Nobody is too worried.
The real issue is a lack of infrastructure to move the NG from the wells into the distribution system.
With the number of NG power plants proposed, two ethane crackers and multiple power plant conversions (coal to NG), it might be a few years, but prices will rebound.
Absolutely, I don't mean to suggest otherwise.
But this year is going to be ugly for any smaller company that borrowed too heavy to jump on the Natural Gas production bandwagon.
What will it cost to convert all that gas into something usable like Algae?
‘give gas away’———
To which Country?
Sounds like a stock buying opportunity, at least the survivors...
I wonder if this has more to do with the mild winter, than over-production?
Also, I see more and more stories on coal power plants getting closed...which leads me to believe gas demand will grow.
We have an energy problem...if NG is cheap, people are going to find a way to use it.
The longer term issue is growing production.
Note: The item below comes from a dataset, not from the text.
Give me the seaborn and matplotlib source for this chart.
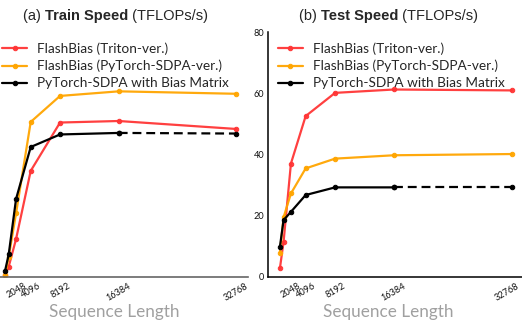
import matplotlib
matplotlib.use("Agg")
import matplotlib.pyplot as plt
import matplotlib.transforms as mtransforms
import seaborn as sns
import numpy as np

seq_len = [512, 1024, 2048, 4096, 8192, 16384, 32768]
tick_labels = ["", "", "2048", "4096", "8192", "16384", "32768"]

train_triton = [0.7, 3.4, 12.4, 34.7, 50.5, 51.0, 48.4]
train_sdpa_ver = [0.6, 6.6, 20.8, 50.7, 59.2, 60.7, 59.9]
train_bias = [2.0, 7.4, 25.5, 42.5, 46.6, 47.1, 46.9]

test_triton = [2.8, 11.5, 37.1, 52.6, 60.2, 61.3, 61.0]
test_sdpa_ver = [8.0, 19.5, 27.3, 35.5, 38.7, 39.8, 40.2]
test_bias = [9.8, 18.6, 21.3, 26.8, 29.3, 29.3, 29.3]

labels = ["FlashBias (Triton-ver.)", "FlashBias (PyTorch-SDPA-ver.)",
          "PyTorch-SDPA with Bias Matrix"]
colors = ["#ff3535", "#ffa500", "#000000"]

sns.set_theme(style="white")
plt.rcParams["font.family"] = ["Lato", "DejaVu Sans"]

W, H = 522, 322
fig = plt.figure(figsize=(W / 100, H / 100), dpi=100)

def px_axes(x0, x1, ytop, ybot):
    return fig.add_axes([x0 / W, 1 - ybot / H, (x1 - x0) / W, (ybot - ytop) / H])

axL = px_axes(-6.5, 247.6, 32.3, 277)
axR = px_axes(268.3, 523.3, 32.3, 277)

def draw(ax, series):
    for (vals, lab, col) in zip(series, labels, colors):
        if col == "#000000":
            sns.lineplot(x=seq_len[:-1], y=vals[:-1], ax=ax, color=col, marker="o",
                         markersize=3.2, markeredgecolor=col, linewidth=1.6, label=lab)
            sns.lineplot(x=seq_len[-2:], y=vals[-2:], ax=ax, color=col, marker="o",
                         markersize=3.2, markeredgecolor=col, linewidth=1.6,
                         linestyle=(0, (4, 2.2)), label=None)
        else:
            sns.lineplot(x=seq_len, y=vals, ax=ax, color=col, marker="o",
                         markersize=3.2, markeredgecolor=col, linewidth=1.6, label=lab,
                         alpha=0.95)
    ax.set_ylim(0, 80)
    ax.set_xticks(seq_len)
    ax.set_xticklabels(tick_labels, rotation=30, fontsize=6.6, ha="center", color="#111111")
    for s in ["top", "right"]:
        ax.spines[s].set_visible(False)
    ax.set_xlabel("")
    ax.set_ylabel("")

draw(axL, [train_triton, train_sdpa_ver, train_bias])
draw(axR, [test_triton, test_sdpa_ver, test_bias])

axL.spines["left"].set_visible(False)
axL.set_yticks([])
axL.spines["bottom"].set_color("#666666")
axL.spines["bottom"].set_linewidth(1.2)
axL.tick_params(axis="x", length=2, width=0.8, color="#666666", pad=1)

axR.set_yticks([0, 20, 40, 60, 80])
axR.set_yticklabels(["0", "20", "40", "60", "80"], fontsize=6.6, color="#111111")
for s in ["left", "bottom"]:
    axR.spines[s].set_color("black")
    axR.spines[s].set_linewidth(1.1)
axR.tick_params(axis="both", length=2, width=0.8, color="black", pad=1)

# keep the right-most tick label of the right panel inside the figure
last = axR.get_xticklabels()[-1]
last.set_transform(last.get_transform() +
                   mtransforms.ScaledTranslation(-5 / 100, 0, fig.dpi_scale_trans))

for ax, anchor_x in [(axL, 2), (axR, 277.7)]:
    leg = ax.legend(loc="upper left", bbox_to_anchor=(anchor_x / W, 1 - 42.5 / H),
                    bbox_transform=fig.transFigure, frameon=False, fontsize=9.8,
                    handlelength=1.85, handletextpad=0.75, labelspacing=0.36,
                    borderpad=0, borderaxespad=0)

for ax, cx in [(axL, 114), (axR, 388)]:
    ax.set_xlabel("Sequence Length", fontsize=12.3, color="#a0a0a0")
    bb = ax.get_position()
    ax.xaxis.set_label_coords((cx / W - bb.x0) / bb.width, (1 - 311.7 / H - bb.y0) / bb.height)
    ax.xaxis.label.set_va("center")

def title(cx, parts):
    fig.canvas.draw()
    r = fig.canvas.get_renderer()
    texts = []
    for s, w in parts:
        t = fig.text(0, 1 - 20 / H, s, fontsize=10.5, fontweight=w,
                     family=["Liberation Sans", "DejaVu Sans"], va="baseline", ha="left")
        texts.append(t)
    widths = [t.get_window_extent(r).width for t in texts]
    x = cx - sum(widths) / 2
    for t, w in zip(texts, widths):
        t.set_x(x / W)
        x += w

title(115.3, [("(a) ", "normal"), ("Train Speed", "bold"), (" (TFLOPs/s)", "normal")])
title(388.5, [("(b) ", "normal"), ("Test Speed", "bold"), (" (TFLOPs/s)", "normal")])

fig.savefig("out.png", dpi=100)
A good thing, but it was growing faster than could be supported. In the past year, drilling for Natural Gas has fallen off.
The mild wither meant less gas was taken out of storage. I think we likely will reach maximum storage capacity before winter demand grows above average production.
We will certainly use more of it. It is too cheap compared to many other energy sources. I don't believe we will build enough demand prior to this fall to reach the equilibrium prior to storage reaching capacity.
as one who is on the receiving end of that money ....please be right
I think we will see plenty of mergers/acquisitiona in the smaller nat gas companies this year.
Petrochemical industry takes note of shale bounty
It’s a lag now between plentiful supply and consumpton.
The per BTU cost of gas is like 25% of oil. That will be arbitraged away, slowly. Especially since gas is so clean, easily stored and distributed.